素堂歌文(出典未詳)
津山の住推柳子のもとへ赤井氏より我友芭蕉の翁か絵かきて、みつから賛せるを送らせたまふに、二月中句瓜をすゝむといふ唐哥の心をとりて句につらね、報せられしを、感吟にたえす、予をしてこれに申せとの仰ことあるにより、金
玉の声に瓦石をもつて答ふるならし。
いつはらぬはせをの絵とやきさらきの 瓜の花見て心うこかす
総武之間かつしかの隠士
素堂稿
推柳句文
とし月芭蕉翁の手跡をしたひ侍りしこゝろさしを赤井公にきかせたまふて、ひめ置せ給ひし、自畫自讃の一幅をくたしひぬ。
桃隣の撰集に入し瓜の花の句をしるしてゑかける風情、又よにまれなるものなり。見るにめさむる心地して朝夕身をはなたす、外にたくひも、もたせたまはぬにめくみ給し御心さしの切なること、身にあまり、ありかたふおほえしまゝ、つたなき一句をつゝりて友部氏まて奉るならし。
推柳上
きさらきに瓜の花見る恵かな
【註】桃隣 『俳文学大辞典』
本名・天野勘兵衛。通称藤太夫。芭蕉の縁者だが関係は不明。『炭俵』で活躍した。許六を芭蕉に紹介したのは桃隣。彼は、芭蕉没後元禄9年になって師の『奥の細道』の後をたどり、『陸奥衛』を著した。
露川「蕉翁自画賛解」
正徳丙申とし、みまさかや推柳子の亭に遊ひて、蕉翁の手跡を見る。夕にも朝にもつかす瓜の花とや。けに、あさかほの哀、タ皃のまつしきにもよらす、歓然として、此華の本情を尽す事、凡口に及ましや。廿余年の後、自重を感して、
ふたゝひ泪を蝋紙のうへにおとし侍る。
名にしあふたねうしなふな瓜の花
三月
月空 露川居士
【註】露川(ろせん)『俳文学大辞典』
沢市郎石衛門。別号、霧山軒・月空庵。伊賀友生の産。名古屋札の辻住。数珠師。寛保三年(1743)六月二十三日没、八十三歳。

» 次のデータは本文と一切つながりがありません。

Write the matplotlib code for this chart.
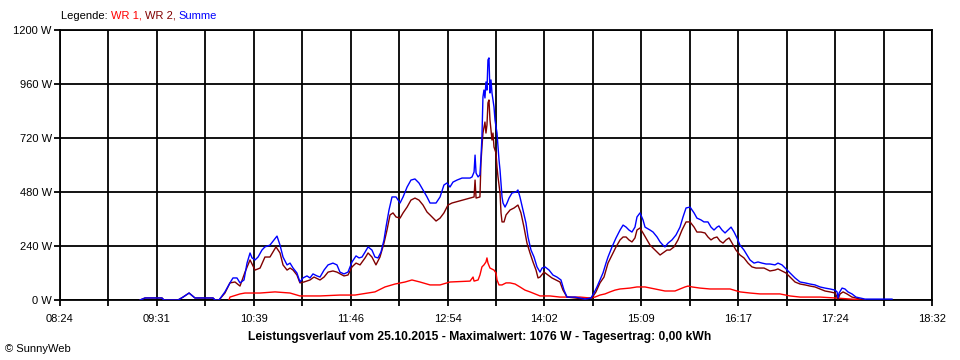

初め季吟・横船に学び、元禄四年(1691)蕉門に帰したが、真に暗躍したのは隠居した宝永三年(1706)以後の後半生である。その間勢力の拡張と門葉の獲得とに狂奔して、行脚と撰集に浮身をやつし、野心のためには先輩支考との論戦をも辞せず、ついに「六十余ケ国を巡り其徒に遊ぶ者二千余人」と誇称するまでの一派を樹立した。しかし、それは量の問題で、その作風は平俗低調、真の蕉風とは縁遠いものだった。